[Begin THE INPUT]

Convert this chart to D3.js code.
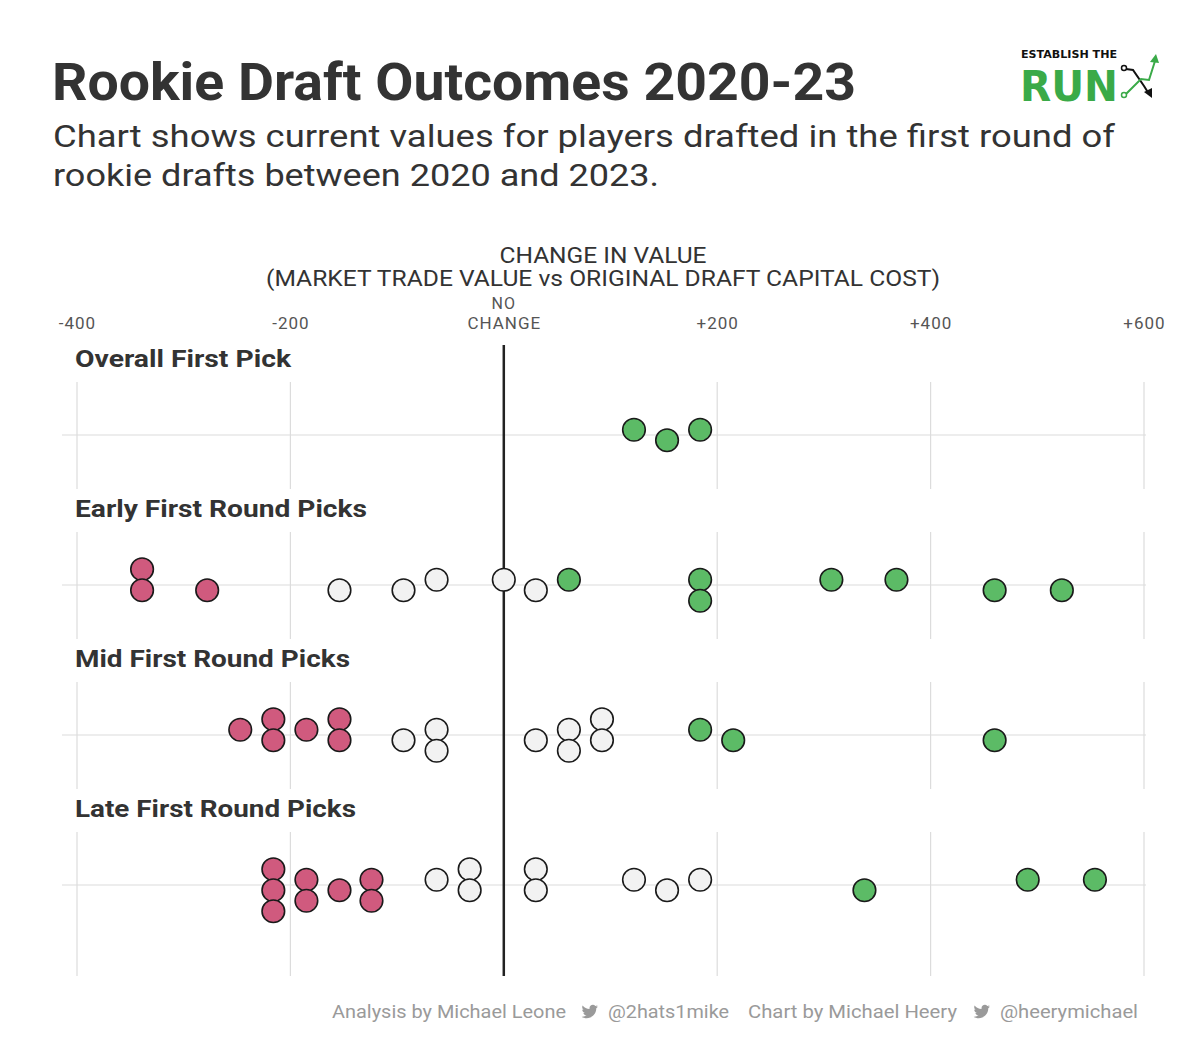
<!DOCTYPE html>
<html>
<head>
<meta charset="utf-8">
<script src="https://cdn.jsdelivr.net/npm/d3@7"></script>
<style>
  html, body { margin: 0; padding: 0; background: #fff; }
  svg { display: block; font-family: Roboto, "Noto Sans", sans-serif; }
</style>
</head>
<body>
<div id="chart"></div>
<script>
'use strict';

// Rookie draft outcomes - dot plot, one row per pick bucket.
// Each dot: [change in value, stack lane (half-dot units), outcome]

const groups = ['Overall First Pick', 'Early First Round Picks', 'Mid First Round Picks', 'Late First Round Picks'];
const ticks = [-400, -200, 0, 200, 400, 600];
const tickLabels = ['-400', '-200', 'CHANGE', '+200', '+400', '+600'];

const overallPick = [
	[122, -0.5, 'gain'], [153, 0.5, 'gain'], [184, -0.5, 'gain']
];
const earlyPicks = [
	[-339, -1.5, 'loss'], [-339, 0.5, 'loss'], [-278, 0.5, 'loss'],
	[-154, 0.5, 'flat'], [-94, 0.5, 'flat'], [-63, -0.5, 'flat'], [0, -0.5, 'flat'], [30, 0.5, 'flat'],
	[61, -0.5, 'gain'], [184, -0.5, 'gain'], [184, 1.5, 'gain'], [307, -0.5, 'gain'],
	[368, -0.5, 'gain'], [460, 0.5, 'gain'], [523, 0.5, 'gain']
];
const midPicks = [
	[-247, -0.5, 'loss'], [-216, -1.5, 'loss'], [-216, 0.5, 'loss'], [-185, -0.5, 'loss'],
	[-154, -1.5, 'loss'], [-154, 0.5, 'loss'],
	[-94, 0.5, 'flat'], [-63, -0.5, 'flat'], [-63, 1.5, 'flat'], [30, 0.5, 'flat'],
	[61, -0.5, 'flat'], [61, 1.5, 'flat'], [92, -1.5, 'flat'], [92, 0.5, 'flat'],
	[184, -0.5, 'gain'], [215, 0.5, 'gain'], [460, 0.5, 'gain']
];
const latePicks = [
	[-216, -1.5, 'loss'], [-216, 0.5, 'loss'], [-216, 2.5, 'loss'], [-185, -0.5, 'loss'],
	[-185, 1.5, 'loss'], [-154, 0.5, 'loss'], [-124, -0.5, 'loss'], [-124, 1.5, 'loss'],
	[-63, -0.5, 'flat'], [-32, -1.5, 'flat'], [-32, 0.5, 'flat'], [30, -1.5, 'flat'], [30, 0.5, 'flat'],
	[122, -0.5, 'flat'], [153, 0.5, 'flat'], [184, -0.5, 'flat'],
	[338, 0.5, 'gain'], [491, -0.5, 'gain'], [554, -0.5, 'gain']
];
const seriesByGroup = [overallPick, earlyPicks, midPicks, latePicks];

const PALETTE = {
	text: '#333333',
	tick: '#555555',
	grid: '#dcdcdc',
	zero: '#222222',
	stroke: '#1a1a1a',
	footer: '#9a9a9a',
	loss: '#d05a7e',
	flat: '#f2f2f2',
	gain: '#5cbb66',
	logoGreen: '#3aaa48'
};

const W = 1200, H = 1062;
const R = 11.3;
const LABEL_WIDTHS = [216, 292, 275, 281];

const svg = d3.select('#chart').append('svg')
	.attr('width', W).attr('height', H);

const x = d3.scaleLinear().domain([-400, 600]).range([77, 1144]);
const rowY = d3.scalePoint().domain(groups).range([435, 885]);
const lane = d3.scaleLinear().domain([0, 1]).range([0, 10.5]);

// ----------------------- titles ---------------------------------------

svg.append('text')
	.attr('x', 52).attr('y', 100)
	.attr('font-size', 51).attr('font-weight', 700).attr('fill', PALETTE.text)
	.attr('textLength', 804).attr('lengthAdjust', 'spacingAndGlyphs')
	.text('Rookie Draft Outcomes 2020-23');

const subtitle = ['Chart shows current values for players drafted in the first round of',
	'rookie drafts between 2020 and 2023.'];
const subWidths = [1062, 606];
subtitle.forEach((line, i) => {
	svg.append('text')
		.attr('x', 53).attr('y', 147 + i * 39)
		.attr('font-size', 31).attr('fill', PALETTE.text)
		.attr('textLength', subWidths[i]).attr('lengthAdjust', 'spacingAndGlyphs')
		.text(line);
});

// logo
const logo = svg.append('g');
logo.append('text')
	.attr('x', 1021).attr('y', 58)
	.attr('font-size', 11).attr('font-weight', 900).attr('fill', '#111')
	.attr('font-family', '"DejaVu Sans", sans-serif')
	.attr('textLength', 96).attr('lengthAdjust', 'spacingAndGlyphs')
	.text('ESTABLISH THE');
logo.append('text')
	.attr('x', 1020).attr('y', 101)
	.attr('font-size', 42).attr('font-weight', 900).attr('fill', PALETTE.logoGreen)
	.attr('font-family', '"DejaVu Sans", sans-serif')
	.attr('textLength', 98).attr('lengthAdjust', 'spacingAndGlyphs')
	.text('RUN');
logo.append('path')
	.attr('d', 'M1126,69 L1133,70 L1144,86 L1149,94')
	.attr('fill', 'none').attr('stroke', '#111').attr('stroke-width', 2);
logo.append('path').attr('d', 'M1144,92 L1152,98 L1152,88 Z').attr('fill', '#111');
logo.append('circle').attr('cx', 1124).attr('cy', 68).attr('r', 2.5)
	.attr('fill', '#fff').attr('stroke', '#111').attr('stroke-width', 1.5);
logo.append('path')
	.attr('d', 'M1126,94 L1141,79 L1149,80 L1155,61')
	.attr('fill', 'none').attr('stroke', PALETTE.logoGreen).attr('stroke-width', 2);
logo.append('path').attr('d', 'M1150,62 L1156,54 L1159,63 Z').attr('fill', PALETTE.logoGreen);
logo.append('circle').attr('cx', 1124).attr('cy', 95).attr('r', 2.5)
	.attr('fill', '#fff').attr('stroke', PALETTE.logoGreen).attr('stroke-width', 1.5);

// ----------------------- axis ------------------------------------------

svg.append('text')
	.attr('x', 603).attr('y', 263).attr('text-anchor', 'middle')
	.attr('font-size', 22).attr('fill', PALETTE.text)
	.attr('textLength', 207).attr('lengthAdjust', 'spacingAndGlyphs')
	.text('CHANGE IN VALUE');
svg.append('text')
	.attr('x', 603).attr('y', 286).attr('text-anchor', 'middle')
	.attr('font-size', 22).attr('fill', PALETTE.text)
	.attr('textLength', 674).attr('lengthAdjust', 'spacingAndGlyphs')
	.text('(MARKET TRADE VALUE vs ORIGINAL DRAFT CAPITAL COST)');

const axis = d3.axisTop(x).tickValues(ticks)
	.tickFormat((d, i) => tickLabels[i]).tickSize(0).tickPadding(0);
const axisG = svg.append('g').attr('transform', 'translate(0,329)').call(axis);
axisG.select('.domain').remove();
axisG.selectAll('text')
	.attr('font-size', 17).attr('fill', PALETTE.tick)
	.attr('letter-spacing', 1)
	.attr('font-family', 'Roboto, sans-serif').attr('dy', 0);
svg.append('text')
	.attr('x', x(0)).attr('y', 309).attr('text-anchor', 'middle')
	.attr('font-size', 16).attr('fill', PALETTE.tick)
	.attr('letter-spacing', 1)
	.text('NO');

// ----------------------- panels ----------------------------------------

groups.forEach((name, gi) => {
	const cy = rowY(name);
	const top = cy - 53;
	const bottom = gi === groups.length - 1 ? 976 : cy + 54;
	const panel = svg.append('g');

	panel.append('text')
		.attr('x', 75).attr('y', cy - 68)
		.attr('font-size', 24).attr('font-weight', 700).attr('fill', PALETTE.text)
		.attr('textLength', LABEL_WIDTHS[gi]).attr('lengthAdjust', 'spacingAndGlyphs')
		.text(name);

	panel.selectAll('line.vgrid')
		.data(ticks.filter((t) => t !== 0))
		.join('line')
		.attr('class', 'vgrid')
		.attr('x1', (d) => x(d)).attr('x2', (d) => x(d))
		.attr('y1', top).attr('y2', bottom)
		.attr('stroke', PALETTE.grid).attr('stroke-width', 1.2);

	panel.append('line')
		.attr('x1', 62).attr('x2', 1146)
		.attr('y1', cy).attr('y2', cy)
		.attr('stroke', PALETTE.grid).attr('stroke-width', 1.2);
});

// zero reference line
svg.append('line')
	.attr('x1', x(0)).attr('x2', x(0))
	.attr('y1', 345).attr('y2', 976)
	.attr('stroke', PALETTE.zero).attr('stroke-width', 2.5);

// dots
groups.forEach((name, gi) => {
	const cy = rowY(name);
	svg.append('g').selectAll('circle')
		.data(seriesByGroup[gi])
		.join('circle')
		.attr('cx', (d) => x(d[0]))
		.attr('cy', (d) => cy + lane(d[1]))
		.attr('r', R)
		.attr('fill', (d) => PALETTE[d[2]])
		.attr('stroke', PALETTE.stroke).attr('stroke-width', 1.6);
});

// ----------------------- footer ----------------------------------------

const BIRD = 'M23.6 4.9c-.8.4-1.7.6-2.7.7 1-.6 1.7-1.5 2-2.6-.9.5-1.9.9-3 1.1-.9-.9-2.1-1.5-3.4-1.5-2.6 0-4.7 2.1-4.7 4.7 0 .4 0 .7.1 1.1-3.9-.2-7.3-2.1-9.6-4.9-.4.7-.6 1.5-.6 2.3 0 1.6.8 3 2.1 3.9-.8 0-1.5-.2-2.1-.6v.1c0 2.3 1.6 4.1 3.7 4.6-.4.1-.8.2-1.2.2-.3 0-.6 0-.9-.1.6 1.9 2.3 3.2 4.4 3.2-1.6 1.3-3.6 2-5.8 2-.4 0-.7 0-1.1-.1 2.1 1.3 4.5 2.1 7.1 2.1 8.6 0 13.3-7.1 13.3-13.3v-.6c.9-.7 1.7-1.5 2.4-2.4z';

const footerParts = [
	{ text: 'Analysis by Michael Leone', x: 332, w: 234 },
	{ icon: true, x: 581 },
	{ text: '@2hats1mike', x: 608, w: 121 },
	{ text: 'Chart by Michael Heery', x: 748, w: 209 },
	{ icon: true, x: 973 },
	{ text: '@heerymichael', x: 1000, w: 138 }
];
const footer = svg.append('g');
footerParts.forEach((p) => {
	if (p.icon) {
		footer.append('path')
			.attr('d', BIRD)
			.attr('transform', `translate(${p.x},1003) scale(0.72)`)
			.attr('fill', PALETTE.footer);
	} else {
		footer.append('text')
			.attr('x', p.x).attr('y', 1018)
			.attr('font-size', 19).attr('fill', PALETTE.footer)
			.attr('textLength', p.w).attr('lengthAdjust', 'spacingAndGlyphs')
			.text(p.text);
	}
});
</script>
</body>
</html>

[End THE INPUT]
[Begin THE INPUT]

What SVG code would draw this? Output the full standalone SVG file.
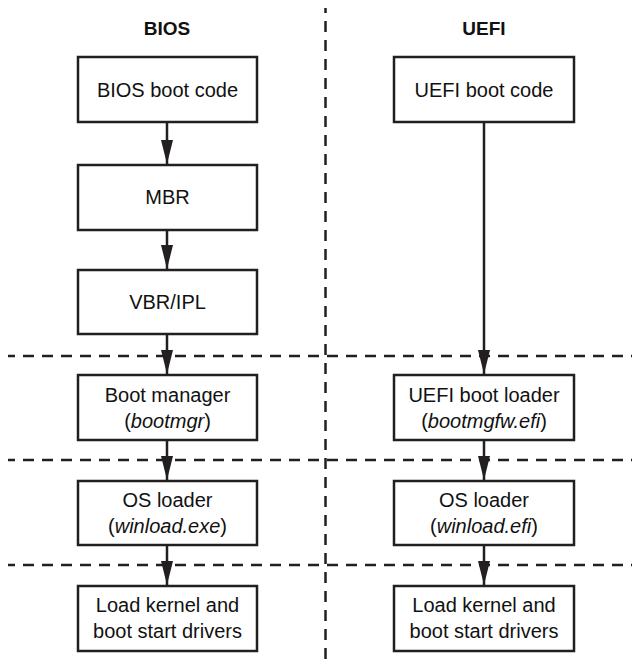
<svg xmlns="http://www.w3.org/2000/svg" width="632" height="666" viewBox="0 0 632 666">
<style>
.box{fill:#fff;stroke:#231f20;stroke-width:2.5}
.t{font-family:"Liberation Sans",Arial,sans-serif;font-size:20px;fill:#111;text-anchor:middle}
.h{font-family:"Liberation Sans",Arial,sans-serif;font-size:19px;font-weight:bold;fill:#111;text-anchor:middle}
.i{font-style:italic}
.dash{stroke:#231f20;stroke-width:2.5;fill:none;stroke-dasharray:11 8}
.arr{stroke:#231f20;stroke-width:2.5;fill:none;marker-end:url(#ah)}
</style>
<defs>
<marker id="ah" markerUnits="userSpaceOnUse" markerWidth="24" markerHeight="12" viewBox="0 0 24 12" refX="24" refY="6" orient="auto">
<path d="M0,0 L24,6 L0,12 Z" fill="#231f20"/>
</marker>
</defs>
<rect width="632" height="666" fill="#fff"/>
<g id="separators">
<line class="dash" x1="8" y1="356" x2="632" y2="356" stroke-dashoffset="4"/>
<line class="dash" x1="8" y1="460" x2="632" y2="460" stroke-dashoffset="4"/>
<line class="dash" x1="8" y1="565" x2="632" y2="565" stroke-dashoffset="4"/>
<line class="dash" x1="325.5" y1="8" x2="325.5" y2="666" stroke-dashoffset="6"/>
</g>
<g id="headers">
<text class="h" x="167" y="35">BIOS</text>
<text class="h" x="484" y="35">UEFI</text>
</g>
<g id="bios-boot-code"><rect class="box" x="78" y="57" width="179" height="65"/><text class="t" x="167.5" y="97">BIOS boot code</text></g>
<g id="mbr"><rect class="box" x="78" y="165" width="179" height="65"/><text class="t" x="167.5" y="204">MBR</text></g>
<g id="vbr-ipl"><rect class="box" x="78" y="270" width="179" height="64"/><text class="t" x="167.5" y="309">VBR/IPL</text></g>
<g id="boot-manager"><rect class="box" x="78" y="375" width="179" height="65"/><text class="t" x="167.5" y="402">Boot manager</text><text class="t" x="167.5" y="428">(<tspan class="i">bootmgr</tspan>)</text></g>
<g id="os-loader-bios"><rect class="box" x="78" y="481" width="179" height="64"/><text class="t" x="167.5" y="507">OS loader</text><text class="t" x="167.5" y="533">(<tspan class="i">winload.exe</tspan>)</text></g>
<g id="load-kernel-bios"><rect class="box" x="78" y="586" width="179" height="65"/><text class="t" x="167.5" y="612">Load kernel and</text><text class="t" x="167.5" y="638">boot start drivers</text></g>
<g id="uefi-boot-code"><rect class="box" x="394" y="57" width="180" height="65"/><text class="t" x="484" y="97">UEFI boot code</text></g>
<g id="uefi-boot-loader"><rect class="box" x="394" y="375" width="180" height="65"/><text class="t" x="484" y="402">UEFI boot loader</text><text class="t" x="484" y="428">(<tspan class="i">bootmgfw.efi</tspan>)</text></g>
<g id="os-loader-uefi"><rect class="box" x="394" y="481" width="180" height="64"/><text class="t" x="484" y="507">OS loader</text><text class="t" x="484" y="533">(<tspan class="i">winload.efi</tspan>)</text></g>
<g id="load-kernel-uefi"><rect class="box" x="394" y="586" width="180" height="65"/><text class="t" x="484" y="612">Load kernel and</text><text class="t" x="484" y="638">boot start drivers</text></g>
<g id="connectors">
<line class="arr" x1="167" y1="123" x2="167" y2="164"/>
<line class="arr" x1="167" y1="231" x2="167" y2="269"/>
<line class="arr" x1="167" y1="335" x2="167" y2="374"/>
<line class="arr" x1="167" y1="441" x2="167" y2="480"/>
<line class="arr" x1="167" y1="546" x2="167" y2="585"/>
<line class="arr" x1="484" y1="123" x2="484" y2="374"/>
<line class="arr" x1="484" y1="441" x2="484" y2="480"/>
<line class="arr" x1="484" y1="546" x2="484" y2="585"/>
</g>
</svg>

[End THE INPUT]

# EXERCISE DETAILS:
Nothing but the lines from the one containing "Convert this chart to D3.js code." through the one containing "(half-dot units), outcome]" should be echoed, each exactly as it stands; pictures are excluded.

# SOLUTION TO THIS EXERCISE:
Convert this chart to D3.js code.
<!DOCTYPE html>
<html>
<head>
<meta charset="utf-8">
<script src="https://cdn.jsdelivr.net/npm/d3@7"></script>
<style>
  html, body { margin: 0; padding: 0; background: #fff; }
  svg { display: block; font-family: Roboto, "Noto Sans", sans-serif; }
</style>
</head>
<body>
<div id="chart"></div>
<script>
'use strict';

// Rookie draft outcomes - dot plot, one row per pick bucket.
// Each dot: [change in value, stack lane (half-dot units), outcome]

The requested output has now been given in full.